En mis sueños, desde hace como 3 años, mi abuela está encamada, casi inconsciente, con un grupo de enfermeros y cuidadores que la atienden. A veces la voy a ver, siempre llego en carro y parqueo en la esquina y me siento al lado y le tomo la mano y le digo que la quiero. Ya no siento la culpa de siempre ni sus ojos reclamándome ni el gesto duro de reprobación, porque parece que al fin entendí que ella no era para siempre.
Anoche reviví su muerte. Estaba así, en una cama y una compañera de oficina pasaba a verla y nos avisaba que estaba muy mal. No me angustiaba. Había estado mal desde hacía mucho tiempo. Pero un rato después llamaba a decir que ya había muerto. Era 14 de setiembre. En realidad, ella murió a finales de julio.
Yo llegaba a la casa, que era la esquinera de dos pisos, donde crecí con ella. Estaba llena de familiares en una especie de duelo, que, aunque tristes, estaban rebuscando entre las cosas de ella. El cuerpo no estaba.
Me sentía muy triste pero también enojada. Le decía a mi tío- el malo- que yo solo quería las fotos que ella guardaba. Con el gesto displicente de siempre me decía que me llevara lo que quisiera. Mi mamá me recordaba que mi abuela tenía una máquina de café nueva, en caja, que por favor sacara eso para ella. La encontré y se la di.
No me importaba el teléfono antiguo, dorado y pesado. Tampoco esa maquinita de cuerda donde se ponía el auricular para que la persona que llamaba escuchara música mientras se le atendía. En el baño estaba aquel asiento de inodoro de plástico pesado y transparente, que por dentro tenía muchas monedas brillantes.
Yo buscaba las cosas donde sé que las tenía. En la mesa de noche, en las gavetas. Fotos viejas y algunas a colores por todas partes. Mientras buscaba, me encontré con cajitas de cartón de regalos que le hice durante la infancia, folders, libros sueltos, escrituras. Pensé en cómo todo lo que yo no me llevara iba a ir a dar a la basura aunque ella por algo lo habría guardado.
Me llevé todo lo que pude, repasando, con la vista, hasta el mínimo detalle de aquella casa. El ropero de madera del otro cuarto. Las gavetas que yo siempre registraba.
Mi tío y mi prima, su hija, se me acercaban a decirme que no me llevara las fotos donde aparecían ellos. Le recordaba a mi tío que en la muerte de verdad, yo le entregué a él una foto de mi abuela joven, acostada en el suelo, mirando a la cámara, con una mano apoyada en la mejilla y robacorazones en ella cara y la había perdido. Les ofrecí mejor hacerles copias.

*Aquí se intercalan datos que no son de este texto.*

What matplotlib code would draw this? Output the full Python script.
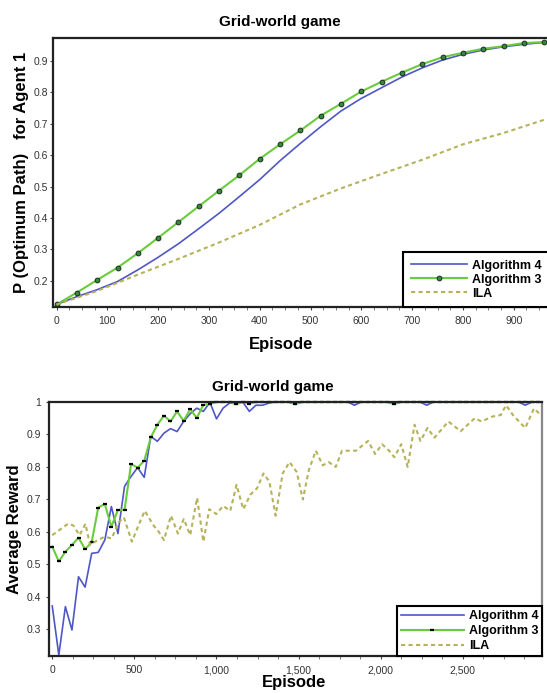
import numpy as np
import matplotlib
matplotlib.use('Agg')
import matplotlib.pyplot as plt
from matplotlib.ticker import MultipleLocator, FuncFormatter

plt.rcParams['font.family'] = ['Liberation Sans', 'DejaVu Sans']

BLUE = '#4f57c4'
GREEN = '#6acc3c'
OLIVE = '#b6b25a'

# ---- top panel: P(optimum path) for agent 1 ----
top_ep_alg3 = [0, 40, 80, 120, 160, 200, 240, 280, 320, 360, 400, 440, 480,
               520, 560, 600, 640, 680, 720, 760, 800, 840, 880, 920, 960]
top_alg3 = [0.125, 0.163, 0.203, 0.242, 0.288, 0.337, 0.387, 0.437, 0.487,
            0.536, 0.588, 0.634, 0.678, 0.725, 0.763, 0.802, 0.833, 0.862,
            0.889, 0.911, 0.925, 0.938, 0.946, 0.956, 0.959]
top_ep_alg4 = top_ep_alg3
top_alg4 = [0.125, 0.150, 0.172, 0.198, 0.235, 0.275, 0.318, 0.366, 0.415,
            0.468, 0.522, 0.582, 0.637, 0.690, 0.740, 0.780, 0.814, 0.848,
            0.877, 0.902, 0.920, 0.934, 0.944, 0.952, 0.958]
top_ep_ila = [0, 80, 160, 240, 320, 400, 480, 560, 640, 720, 800, 880, 960]
top_ila = [0.125, 0.168, 0.220, 0.270, 0.322, 0.378, 0.443, 0.494, 0.540,
           0.585, 0.634, 0.670, 0.712]

# ---- bottom panel: average reward ----
bot_ep = list(range(0, 2961, 40))
bot_alg3 = [0.555, 0.509, 0.539, 0.560, 0.582, 0.547, 0.568, 0.675, 0.686,
            0.616, 0.668, 0.668, 0.809, 0.798, 0.819, 0.891, 0.930, 0.958,
            0.940, 0.971, 0.942, 0.978, 0.951, 0.991, 0.994, 1.0, 1.0, 1.0,
            0.993, 1.0, 0.995, 1.0, 1.0, 1.0, 1.0, 1.0, 1.0, 0.993, 1.0, 1.0,
            1.0, 1.0, 1.0, 1.0, 1.0, 1.0, 1.0, 1.0, 1.0, 1.0, 1.0, 1.0,
            0.993, 1.0, 1.0, 1.0, 1.0, 1.0, 1.0, 1.0, 1.0, 1.0, 1.0, 1.0,
            1.0, 1.0, 1.0, 1.0, 1.0, 1.0, 1.0, 1.0, 1.0, 1.0, 1.0]
bot_alg4 = [0.372, 0.221, 0.370, 0.298, 0.462, 0.430, 0.534, 0.537, 0.575,
            0.678, 0.595, 0.740, 0.771, 0.798, 0.768, 0.894, 0.879, 0.904,
            0.918, 0.909, 0.940, 0.964, 0.981, 0.971, 0.999, 0.948, 0.981,
            0.997, 1.0, 1.0, 0.971, 0.990, 0.990, 0.997, 1.0, 1.0, 1.0, 0.995,
            1.0, 1.0, 1.0, 1.0, 1.0, 1.0, 1.0, 1.0, 0.990, 1.0, 1.0, 1.0,
            1.0, 1.0, 0.995, 1.0, 1.0, 1.0, 1.0, 0.990, 1.0, 1.0, 1.0, 1.0,
            1.0, 1.0, 1.0, 1.0, 1.0, 1.0, 1.0, 1.0, 1.0, 1.0, 0.990, 1.0, 1.0]
bot_ep_ila = [0, 96, 128, 166, 202, 230, 277, 319, 362, 404, 436, 485, 521,
              563, 617, 649, 680, 723, 765, 801, 840, 882, 920, 956, 999,
              1041, 1084, 1122, 1163, 1207, 1248, 1286, 1322, 1360, 1403,
              1445, 1488, 1526, 1562, 1605, 1647, 1683, 1726, 1764, 1849,
              1923, 1966, 2008, 2051, 2083, 2125, 2164, 2206, 2242, 2285,
              2327, 2412, 2487, 2572, 2614, 2678, 2731, 2763, 2805, 2880,
              2933, 2975]
bot_ila = [0.59, 0.625, 0.62, 0.59, 0.625, 0.56, 0.575, 0.585, 0.58, 0.63,
           0.645, 0.57, 0.615, 0.665, 0.62, 0.60, 0.575, 0.65, 0.595, 0.64,
           0.59, 0.705, 0.57, 0.67, 0.655, 0.68, 0.665, 0.745, 0.67, 0.715,
           0.735, 0.78, 0.755, 0.65, 0.78, 0.815, 0.785, 0.70, 0.79, 0.85,
           0.805, 0.815, 0.80, 0.85, 0.85, 0.88, 0.84, 0.87, 0.85, 0.83,
           0.87, 0.80, 0.93, 0.88, 0.92, 0.89, 0.94, 0.91, 0.95, 0.94, 0.955,
           0.96, 0.99, 0.96, 0.92, 0.98, 0.96]

W, H = 547, 693
fig = plt.figure(figsize=(W / 100, H / 100), dpi=100)


def px_axes(left, top, right, bottom):
    return fig.add_axes([left / W, 1 - bottom / H, (right - left) / W, (bottom - top) / H])


def style_axes(ax, ypad):
    for s in ax.spines.values():
        s.set_linewidth(1.6)
        s.set_color('#222222')
    ax.tick_params(axis='both', which='major', direction='out', length=2.5, width=0.8,
                   labelsize=7.5, labelcolor='#333333', color='#444444')
    ax.tick_params(axis='x', which='major', pad=4)
    ax.tick_params(axis='y', which='major', pad=ypad)
    ax.tick_params(axis='x', which='minor', direction='out', length=2, width=0.6, color='#666666')


def make_legend(ax, borderpad, labelspacing, handlelength):
    leg = ax.legend(loc='lower right', borderaxespad=0, fancybox=False, frameon=True,
                    prop={'weight': 'bold', 'size': 9}, handlelength=handlelength,
                    handletextpad=0.4, labelspacing=labelspacing, borderpad=borderpad,
                    numpoints=1)
    leg.get_frame().set_edgecolor('black')
    leg.get_frame().set_linewidth(1.5)
    leg.get_frame().set_alpha(1)
    return leg


# top axes
ax1 = px_axes(53, 38, 549, 307)
ax1.plot(top_ep_alg4, top_alg4, color=BLUE, lw=1.2, label='Algorithm 4')
ax1.plot(top_ep_alg3, top_alg3, color=GREEN, lw=1.5, marker='o', ms=3.5,
         mfc='#2e8b3a', mec='#1a1a1a', mew=0.6, label='Algorithm 3')
ax1.plot(top_ep_ila, top_ila, color=OLIVE, lw=1.5, ls=(0, (2.0, 1.6)), label='ILA')
ax1.set_xlim(-7, 969.5)
ax1.set_ylim(0.117, 0.972)
ax1.xaxis.set_major_locator(MultipleLocator(100))
ax1.xaxis.set_minor_locator(MultipleLocator(25))
ax1.yaxis.set_major_locator(MultipleLocator(0.1))
ax1.yaxis.set_major_formatter(FuncFormatter(lambda v, p: f'{v:g}'))
style_axes(ax1, ypad=1)
make_legend(ax1, borderpad=0.6, labelspacing=0.15, handlelength=4.5)

fig.text(280 / W, 1 - 22 / H, 'Grid-world game', ha='center', va='center',
         fontsize=11, fontweight='bold')
fig.text(281 / W, 1 - 345 / H, 'Episode', ha='center', va='center',
         fontsize=12, fontweight='bold')
fig.text(22 / W, 1 - 172 / H, 'P (Optimum Path)   for Agent 1', ha='center', va='center',
         rotation=90, fontsize=12, fontweight='bold')

# bottom axes
ax2 = px_axes(48.8, 402, 542, 656)
ax2.plot(bot_ep, bot_alg4, color=BLUE, lw=1.2, label='Algorithm 4', clip_on=False)
ax2.plot(bot_ep, bot_alg3, color=GREEN, lw=1.5, marker='_', ms=3.5, mec='black',
         mew=1.6, label='Algorithm 3', clip_on=False)
ax2.plot(bot_ep_ila, bot_ila, color=OLIVE, lw=1.5, ls=(0, (2.0, 1.6)), label='ILA')
ax2.set_xlim(-21, 2982)
ax2.set_ylim(0.218, 1.0)
ax2.xaxis.set_major_locator(MultipleLocator(500))
ax2.xaxis.set_minor_locator(MultipleLocator(125))
ax2.xaxis.set_major_formatter(FuncFormatter(lambda v, p: f'{int(v):,}'))
ax2.yaxis.set_major_locator(MultipleLocator(0.1))
ax2.yaxis.set_major_formatter(FuncFormatter(lambda v, p: f'{round(v, 2):g}'))
style_axes(ax2, ypad=3)
ax2.spines['right'].set_color('#888888')
make_legend(ax2, borderpad=0.3, labelspacing=0.25, handlelength=5.0)

fig.text(273 / W, 1 - 387 / H, 'Grid-world game', ha='center', va='center',
         fontsize=11, fontweight='bold')
fig.text(294 / W, 1 - 683 / H, 'Episode', ha='center', va='center',
         fontsize=12, fontweight='bold')
fig.text(15 / W, 1 - 529 / H, 'Average Reward', ha='center', va='center',
         rotation=90, fontsize=12, fontweight='bold')

fig.savefig('out.png', dpi=100)
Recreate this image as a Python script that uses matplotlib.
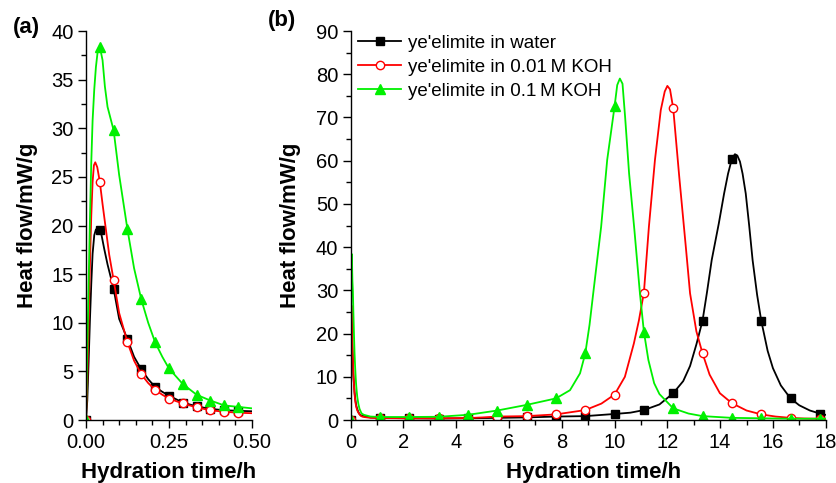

Cuando tuve todas las fotos y antes de que llegaran con bolsas de basura, dije que quería llevarme sus rezos, esas estampitas impresas que usaba en la madrugada y antes de dormir para encomendarse a Dios. Quise además el rosario de cuentas enormes de madera, pedazos de corteza sin lijar que tenía en el respalda de la cama. Ya no estaba.
Recordé que tenía joyas: aretes de oro, medallones, collares. No me importaba.
Marcelo llegó a ayudarme. Le pedí que me ayudara a revisar el closet del cuarto. Quise llevarme mi cobija amarilla, la que usaba cuando dormía con ella. No estaba. Entonces la azul, que es más gruesa. Puede ser que no la use nunca. Tal vez Pato la quiera. Pero necesito sentirla cerca.
Sus zapatos me quedaban, pero no me los quise llevar. Revisé a ver si habían más fotos o papeles escondidos. Nada. Estaba su vestido color tabaco, al que le decía el vestido de Oscar Arias porque se lo había puesto para una visita que él le hizo. Sus otros vestidos más sencillos, cortes de tela, cosas.
Pensé en la silla blanca de mimbre que ella siempre me dijo que se la había regalado mi papá. Muy grande para irla cargando.
Bajé corriendo las gradas a buscar el retrato de mi papá, que siempre estuvo en la sala. No estaba. Ahí sí reclamé, preguntando quién lo tenía. Otro de mis tíos decía que lo había cogido él. Es mi papá- le dije. Era mi hermano- me dijo. No me dio nada.
Antes de irme, de la cólera, del dolor, le di una patada a la pared y quedó la marca. Ahí quedaron los demás, como zopilotes, buscando cosas. Yo me iba llevándome sus recuerdos.